高日本とは違うということしか見えませんでした。不便で、貧しくて、暗くて…。当時は「苦難の行軍」からようやく抜け出した時期だったと思います。写真も規制されて、今よりもずっと厳しい時期だったと思います。ウリナラの人と話すと誰からも同じ言葉が返ってきて、ここで暮らすそうなるのかなと思いました。「大変ですね」というと必ず「大丈夫です。私たちには大元帥がいるので」と決まったように同じ言葉が返ってきて、それが納得できませんでした。
金留学同で行ったのは二〇〇九年?
高この時は、自分からもう少し積極的に話しかけてみようと思いました。そうしていろいろ聞くとしっかり答えてくれました。その時に、自分がやりたいことはあるけれど、それよりも今、国で求められていることを優先するのだという答えを聞いて、国の印象と実際の人々の印象が全く違うと感じました。チュチェ思想を深く理解しているわけではないけれど、講義を聞いて、厳しい時期を乗り越えて今日があるという話を聞いたりして、高校生の頃の自分の態度を反省しました。
金学生時代に二回、その後も五回ウリナラに行ったと言っていましたね。
高留学同の学生引率で三回、それに二〇一二年四月の金日成主席誕生一〇〇周年の時に一か月間、二〇一五年にやはり一か月行きました。

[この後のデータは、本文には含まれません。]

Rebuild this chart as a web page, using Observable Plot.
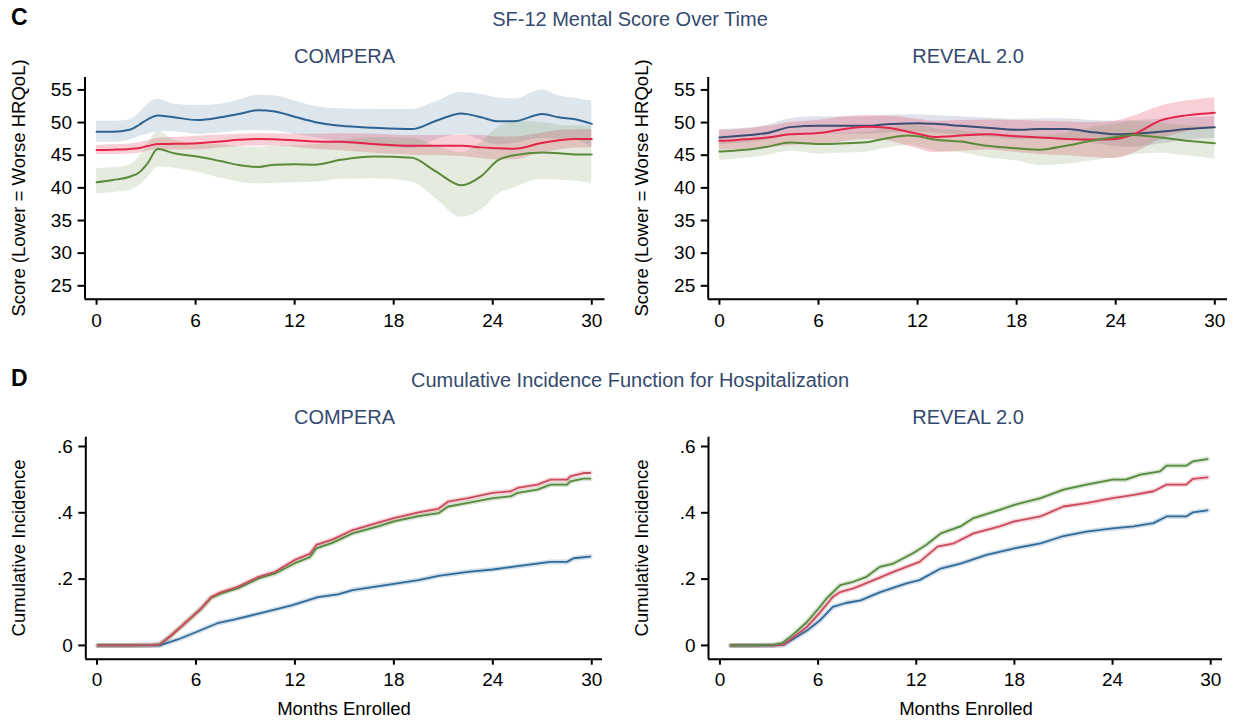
<!DOCTYPE html>
<html><head><meta charset="utf-8">
<script src="https://cdn.jsdelivr.net/npm/d3@7"></script>
<script src="https://cdn.jsdelivr.net/npm/@observablehq/plot@0.6"></script>
<style>
html,body{margin:0;padding:0;background:#fff;}
#fig{position:relative;width:1235px;height:722px;overflow:hidden;background:#fff;font-family:"Liberation Sans",Arial,sans-serif;}
#fig svg{position:absolute;}
</style></head><body><div id="fig"></div>
<script>
// ---------- labels ----------
const panelLetters = ["C", "D"];
const sectionTitles = ["SF-12 Mental Score Over Time", "Cumulative Incidence Function for Hospitalization"];
const registryNames = ["COMPERA", "REVEAL 2.0"];
const yLabels = ["Score (Lower = Worse HRQoL)", "Cumulative Incidence"];
const xLabel = "Months Enrolled";
const xTicks = [0, 6, 12, 18, 24, 30];
const scoreTicks = [25, 30, 35, 40, 45, 50, 55];
const ciTicks = [0, 0.2, 0.4, 0.6];
const ciTickLabels = ["0", ".2", ".4", ".6"];
const groups = ["Blue", "Red", "Green"];

// ---------- SF-12 mental score, COMPERA ----------
const compMonths = [0,1,2,2.6,3.1,3.7,4.7,6.1,7.5,8.6,9.8,10.8,12,13.2,14.8,16.8,19.1,20.5,22.1,23.3,24.3,25.3,27,28,29,30];
const compBlueMean = [48.6,48.6,48.9,49.7,50.5,51.1,50.8,50.4,50.8,51.3,51.9,51.7,50.9,50.1,49.5,49.2,49.0,50.2,51.4,50.8,50.2,50.2,51.3,50.8,50.5,49.8];
const compBlueHi   = [50.2,50.2,50.4,51.5,52.8,53.6,52.8,52.6,52.8,53.4,54.2,54.1,53.3,52.5,52.1,52.0,52.0,53.1,54.6,54.3,53.8,53.6,55.0,54.1,53.7,53.3];
const compBlueLo   = [47.0,47.0,47.3,47.9,48.2,48.6,48.6,48.2,48.4,48.7,48.8,48.7,48.2,47.7,46.9,46.4,46.0,47.3,48.2,47.3,46.6,46.8,47.6,47.5,47.3,46.3];
const compRedMean  = [45.8,45.85,45.95,46.1,46.4,46.7,46.75,46.85,47.1,47.35,47.5,47.45,47.3,47.1,47.05,46.7,46.45,46.45,46.45,46.2,46.05,46.0,46.9,47.3,47.5,47.5];
const compRedHi    = [46.5,46.6,46.7,46.9,47.2,47.6,47.7,47.9,48.1,48.2,48.3,48.3,48.2,48.2,48.3,48.2,48.0,48.0,48.1,48.0,47.8,47.8,48.4,48.8,48.9,48.9];
const compRedLo    = [45.1,45.1,45.2,45.3,45.6,45.8,45.8,45.8,46.1,46.3,46.4,46.4,46.2,45.9,45.7,45.3,45.0,44.9,44.8,44.5,44.3,44.3,45.4,45.8,46.1,46.1];
const compGreenMean= [40.85,41.2,41.7,42.4,43.8,45.95,45.3,44.8,44.1,43.5,43.2,43.55,43.6,43.55,44.3,44.8,44.6,42.6,40.4,41.8,44.2,45.0,45.4,45.3,45.1,45.1];
const compGreenHi  = [42.95,43.1,43.5,44.8,46.6,48.7,47.3,46.8,46.6,46.3,46.2,46.4,46.5,46.6,47.2,47.7,47.6,46.5,45.4,47.0,49.2,50.2,50.0,49.6,49.5,49.5];
const compGreenLo  = [39.1,39.3,39.6,40.4,41.5,43.2,43.0,42.4,41.5,40.9,40.6,40.7,40.8,40.85,41.3,41.4,40.9,38.5,35.5,36.6,39.0,40.0,41.3,41.2,41.0,40.7];

// ---------- SF-12 mental score, REVEAL 2.0 ----------
const revMonths = [0,0.9,1.9,2.9,4.3,6,7.3,8.9,10.15,11.4,12,13,14.6,16.2,18,19.4,21,22.7,24,25.1,26.7,28.3,30];
const revBlueMean = [47.7,47.9,48.1,48.4,49.3,49.5,49.5,49.5,49.75,49.85,49.9,49.8,49.5,49.2,48.9,49.0,49.0,48.5,48.2,48.3,48.6,49.0,49.3];
const revBlueHi   = [48.9,49.0,49.2,49.6,50.6,50.9,50.9,50.9,51.1,51.2,51.2,51.1,50.9,50.7,50.5,50.6,50.6,50.3,50.2,50.3,50.5,50.7,50.9];
const revBlueLo   = [46.6,46.8,47.0,47.3,48.1,48.2,48.2,48.2,48.4,48.5,48.5,48.4,48.1,47.8,47.4,47.5,47.4,46.8,46.3,46.2,46.7,47.3,47.6];
const revRedMean  = [47.2,47.3,47.5,47.7,48.2,48.4,48.9,49.35,49.2,48.6,48.3,47.8,48.0,48.2,47.9,47.7,47.5,47.4,47.5,48.2,50.3,51.1,51.5];
const revRedHi    = [48.8,48.9,49.1,49.4,50.0,50.3,50.8,51.1,51.0,50.7,50.5,50.2,50.3,50.4,50.3,50.2,50.1,50.0,50.2,51.0,52.5,53.3,53.8];
const revRedLo    = [45.8,45.8,46.0,46.1,46.5,46.6,47.0,47.4,47.2,46.4,46.0,45.4,45.6,45.8,45.4,45.1,44.9,44.6,44.5,45.3,47.4,48.6,49.2];
const revGreenMean= [45.55,45.7,45.9,46.3,46.95,46.7,46.8,47.0,47.6,48.0,47.9,47.4,47.1,46.45,46.05,45.85,46.45,47.3,47.8,48.1,47.7,47.2,46.85];
const revGreenHi  = [46.9,47.0,47.2,47.6,48.3,48.2,48.3,48.5,49.1,49.5,49.5,49.1,48.8,48.3,48.0,47.9,48.4,49.3,49.8,50.2,49.9,49.5,49.3];
const revGreenLo  = [44.2,44.4,44.6,45.0,45.6,45.2,45.3,45.5,46.1,46.5,46.3,45.7,45.4,44.6,44.1,43.4,43.6,44.2,44.6,45.1,45.3,44.9,44.4];

// ---------- Cumulative incidence of hospitalization, COMPERA ----------
const ciCompRedMonths = [0.06,1.88,3.3,3.8,4.5,5.3,6.3,6.93,7.5,8.55,9.8,10.8,12,12.9,13.3,14.3,15.5,17.1,18,19.5,20.7,21.3,22.5,24,25.1,25.5,26.7,27.5,28.5,28.7,29.5,29.9];
const ciCompRed   = [0,0,0.001,0.003,0.03,0.066,0.111,0.146,0.16,0.177,0.207,0.222,0.258,0.276,0.303,0.32,0.348,0.371,0.384,0.401,0.412,0.434,0.444,0.46,0.465,0.475,0.485,0.5,0.5,0.51,0.52,0.52];
const ciCompGreen = [0,0,0.001,0.003,0.03,0.066,0.11,0.144,0.156,0.173,0.202,0.217,0.248,0.266,0.293,0.31,0.338,0.36,0.374,0.39,0.399,0.419,0.43,0.444,0.45,0.46,0.47,0.485,0.485,0.495,0.503,0.503];
const ciCompBlueMonths = [0.06,3.8,4.9,6.1,7.3,8.3,9.8,11.8,13.4,14.6,15.5,17.5,19.5,20.7,22.5,24,25.5,27.5,28.5,28.9,29.9];
const ciCompBlue  = [0,0,0.018,0.042,0.067,0.078,0.096,0.121,0.146,0.154,0.167,0.182,0.197,0.21,0.222,0.229,0.239,0.252,0.252,0.263,0.268];

// ---------- Cumulative incidence of hospitalization, REVEAL 2.0 ----------
const ciRevGreenMonths = [0.67,1.9,3.3,3.83,4.5,5.3,6.1,6.5,7.35,8.15,8.96,9.77,10.6,11.8,12.6,13.5,14.7,15.5,17.1,18,19.6,21,22.4,24,24.8,25.7,26.9,27.3,28.5,28.9,29.8];
const ciRevGreen = [0,0,0.002,0.008,0.034,0.07,0.116,0.141,0.182,0.192,0.207,0.237,0.247,0.278,0.303,0.338,0.359,0.384,0.409,0.424,0.444,0.47,0.485,0.5,0.5,0.515,0.525,0.542,0.542,0.555,0.562];
const ciRevRedMonths = [0.67,3.3,3.9,5.3,6.1,6.9,7.35,8.15,9.4,10.6,12.2,13.3,14.3,15.5,17.1,18,19.6,21,22.4,24,25.3,26.5,27.3,28.5,28.9,29.8];
const ciRevRed = [0,0,0.003,0.055,0.098,0.146,0.161,0.172,0.197,0.222,0.252,0.298,0.308,0.338,0.359,0.374,0.389,0.419,0.429,0.444,0.454,0.465,0.485,0.485,0.502,0.507];
const ciRevBlueMonths = [0.67,3.3,3.9,5.3,6.1,6.9,7.7,8.6,9.8,11.4,12.2,13.5,14.7,16.3,18,19.6,21,22.4,24,25.3,26.5,27.3,28.5,28.9,29.8];
const ciRevBlue = [0,0,0.002,0.044,0.075,0.116,0.128,0.136,0.161,0.187,0.197,0.232,0.247,0.273,0.293,0.308,0.33,0.343,0.353,0.359,0.369,0.389,0.389,0.401,0.407];

// ---------- build ----------
const fig = document.getElementById("fig");
const FONT = '"Liberation Sans", Arial, Helvetica, sans-serif';
const TITLE_COLOR = "#34496e";

function bandTable(months, mean, lo, hi, group) {
  return months.map((m, i) => ({month: m, mean: mean[i], lo: lo[i], hi: hi[i], group}));
}
function curveTable(months, values, group) {
  return months.map((m, i) => ({month: m, value: values[i], group}));
}

function panel(o) {
  const svg = Plot.plot({
    width: o.width, height: o.height,
    marginLeft: o.mL, marginRight: o.mR, marginTop: o.mT, marginBottom: o.mB,
    x: {domain: o.xDomain},
    y: {domain: o.yDomain},
    style: {fontFamily: FONT, fontSize: "19px", color: "#000", background: "transparent", overflow: "visible"},
    marks: [
      ...o.marks,
      Plot.ruleY([o.yDomain[0]], {stroke: "#000", strokeWidth: 2}),
      Plot.ruleX([o.xDomain[0]], {stroke: "#000", strokeWidth: 2}),
      Plot.axisX({ticks: xTicks, tickSize: 6, tickPadding: o.xPad, tickFormat: d => String(d), label: null, fontSize: 19, strokeWidth: 2}),
      Plot.axisY({ticks: o.yTicks, tickSize: 7, tickPadding: 6, tickFormat: o.yFormat, label: null, fontSize: 19, strokeWidth: 2})
    ]
  });
  svg.style.left = o.left + "px";
  svg.style.top = o.top + "px";
  fig.appendChild(svg);
}

function scoreMarks(tables, colors) {
  const opac = {Blue: 0.16, Red: 0.22, Green: 0.16};
  const marks = [];
  tables.forEach(t => marks.push(Plot.areaY(t, {x: "month", y1: "lo", y2: "hi", fill: colors[t[0].group], fillOpacity: opac[t[0].group], curve: "monotone-x"})));
  tables.forEach(t => marks.push(Plot.line(t, {x: "month", y: "mean", stroke: colors[t[0].group], strokeWidth: 2, curve: "monotone-x"})));
  return marks;
}
function ciMarks(tables, colors) {
  const marks = [];
  tables.forEach(t => marks.push(Plot.line(t, {x: "month", y: "value", stroke: colors[t[0].group], strokeWidth: 5, strokeOpacity: 0.22})));
  tables.forEach(t => marks.push(Plot.line(t, {x: "month", y: "value", stroke: colors[t[0].group], strokeWidth: 1.8})));
  return marks;
}

const compColors = {Blue: "#2d6491", Red: "#e4254a", Green: "#5b8a3b"};
const revColors = {Blue: "#3b4d72", Red: "#e4254a", Green: "#5b8a3b"};
const ciColors = {Blue: "#2f6a9a", Red: "#cc4a5c", Green: "#548a3c"};

const scoreY = [22.95, 56.9];
const ciY = [-0.0415, 0.628];
const ciFmt = d => ciTickLabels[ciTicks.indexOf(d)];

panel({left: 0, top: 40, width: 617, height: 300, mL: 84.5, mR: 12.5, mT: 37, mB: 41.3,
  xDomain: [-0.7, 30.8], yDomain: scoreY, yTicks: scoreTicks, yFormat: d => String(d), xPad: 8,
  marks: scoreMarks([
    bandTable(compMonths, compBlueMean, compBlueLo, compBlueHi, "Blue"),
    bandTable(compMonths, compRedMean, compRedLo, compRedHi, "Red"),
    bandTable(compMonths, compGreenMean, compGreenLo, compGreenHi, "Green")], compColors)});

panel({left: 617, top: 40, width: 618, height: 300, mL: 90.7, mR: 8, mT: 37, mB: 41.3,
  xDomain: [-0.68, 30.77], yDomain: scoreY, yTicks: scoreTicks, yFormat: d => String(d), xPad: 8,
  marks: scoreMarks([
    bandTable(revMonths, revBlueMean, revBlueLo, revBlueHi, "Blue"),
    bandTable(revMonths, revRedMean, revRedLo, revRedHi, "Red"),
    bandTable(revMonths, revGreenMean, revGreenLo, revGreenHi, "Green")], revColors)});

panel({left: 0, top: 400, width: 617, height: 322, mL: 85.3, mR: 15, mT: 36.7, mB: 63.3,
  xDomain: [-0.68, 30.65], yDomain: ciY, yTicks: ciTicks, yFormat: ciFmt, xPad: 7,
  marks: ciMarks([
    curveTable(ciCompBlueMonths, ciCompBlue, "Blue"),
    curveTable(ciCompRedMonths, ciCompGreen, "Green"),
    curveTable(ciCompRedMonths, ciCompRed, "Red")], ciColors)});

panel({left: 617, top: 400, width: 618, height: 322, mL: 91, mR: 13, mT: 36.7, mB: 63.3,
  xDomain: [-0.7, 30.72], yDomain: ciY, yTicks: ciTicks, yFormat: ciFmt, xPad: 7,
  marks: ciMarks([
    curveTable(ciRevBlueMonths, ciRevBlue, "Blue"),
    curveTable(ciRevRedMonths, ciRevRed, "Red"),
    curveTable(ciRevGreenMonths, ciRevGreen, "Green")], ciColors)});

// ---------- text overlay ----------
const ov = d3.select(fig).append("svg")
  .attr("width", 1235).attr("height", 722)
  .style("left", "0px").style("top", "0px").style("pointer-events", "none")
  .attr("font-family", FONT);

function txt(s, x, y, size, opts = {}) {
  const t = ov.append("text").attr("x", x).attr("y", y)
    .attr("font-size", size)
    .attr("text-anchor", opts.anchor || "start")
    .attr("font-weight", opts.weight || "normal")
    .attr("fill", opts.fill || "#000")
    .text(s);
  if (opts.rotate) t.attr("transform", `rotate(-90 ${x} ${y})`);
  return t;
}

[0, 361].forEach((dy, r) => {
  txt(panelLetters[r], 11, 25 + dy, 23, {weight: "bold"});
  txt(sectionTitles[r], 630, 26 + dy, 20, {anchor: "middle", fill: TITLE_COLOR});
  txt(registryNames[0], 344.5, 63 + dy, 20, {anchor: "middle", fill: TITLE_COLOR});
  txt(registryNames[1], 968, 63 + dy, 20, {anchor: "middle", fill: TITLE_COLOR});
});
txt(yLabels[0], 25, 188, 18.5, {anchor: "middle", rotate: true});
txt(yLabels[0], 648, 188, 18.5, {anchor: "middle", rotate: true});
txt(yLabels[1], 25, 548, 18.5, {anchor: "middle", rotate: true});
txt(yLabels[1], 648, 548, 18.5, {anchor: "middle", rotate: true});
txt(xLabel, 344, 715, 18.5, {anchor: "middle"});
txt(xLabel, 966, 715, 18.5, {anchor: "middle"});
</script></body></html>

金二〇一二年、少しウリナラの雰囲気が変わっていませんでしたか?
高二〇〇九年に留学同の学生として行った時と全く雰囲気が違いました。平壌ホテルに宿泊していたのですが、停電がほとんどなかったし、お湯が出る時間帯も増えていました。一緒に働いていた売店の女性たちが身に着けている服や靴、カバンも洗練されたというか、以前と少しイメージが違いました。ショートヘアやヘアカラーをしている女性もいて、化粧もいろいろで、多様化していました。ことば遣いもオープンな印象を受けました。金正日総書記が亡くなって三か月くらいは毎朝哀悼の音楽が流れたりしていたみたいです。私が行った時が三月末でちょうど喪が明けた頃だったので、その反動もあったと思います。
「同胞社会に貢献しよう」
留学同同期の仲間と
金少し話が戻りますが、専任活動家になろうと思ったのはなぜですか?
高就職も考えていたのですが、心の奥ではウリハッキョの先生になりたいと思っていました。でも朝鮮大学校卒業ではないのでできないと思っていました。当時は日本の大学を卒業して先生になっている人がいると知らなかったんです。大学卒業前に自分のそんな思いを留学同委員長に話したところ、だったら留学同で働かないかと言われました。それでいろいろ考えました。これまで自分は在日朝鮮人社会の厳しい現実を知りながら何もしてこなかったな、言葉だけだったなと、このままでは何も貢献できないと思いました。朝高まで民族教育を受けてウリマルも歴史も学べることが当たり前だと思っていたのに、当たり前ではなかったということを留学同で知って、民族教育を受けて来た者として知らないふりをするような生き方はしたくないと思いました。でもお金を儲けて同胞社会に貢献することは私にはできそうもないので、活動家として頑張ろうかなと。留学同の同期たちとも、よくそんな話をしました。
金今もよく集まるのですか?
高はい、ときどき。集まると学生当時の話をしたり、今、担当している仕事や、今後の同胞社会について、民族教育を守るためには、財政問題を解決するためにはどうしたらいいのかというような話をします。そんな話ができる仲間です。
金今、同胞社会をどう見ていますか?
高専任活動家なので、責任を持つ立場にあると思っています。自分がやるかどうかにかかっているとも思っています。今やっていることが間違っているとは思っていません。でも常に、同胞社会に貢献するためにどうすればいいのかを考えながら、その都度選択していかなくてはいけないと思っています。
金今年三〇歳ということで、人生の節目でもあると思います。今後どうしていこうと思っていますか?
高活動は続けたいです。ただその方法を考えなければいけないと思っています。教員をしたい気持ちは今もあるのですが、それよりも今自分にできることは何なのかと考えています。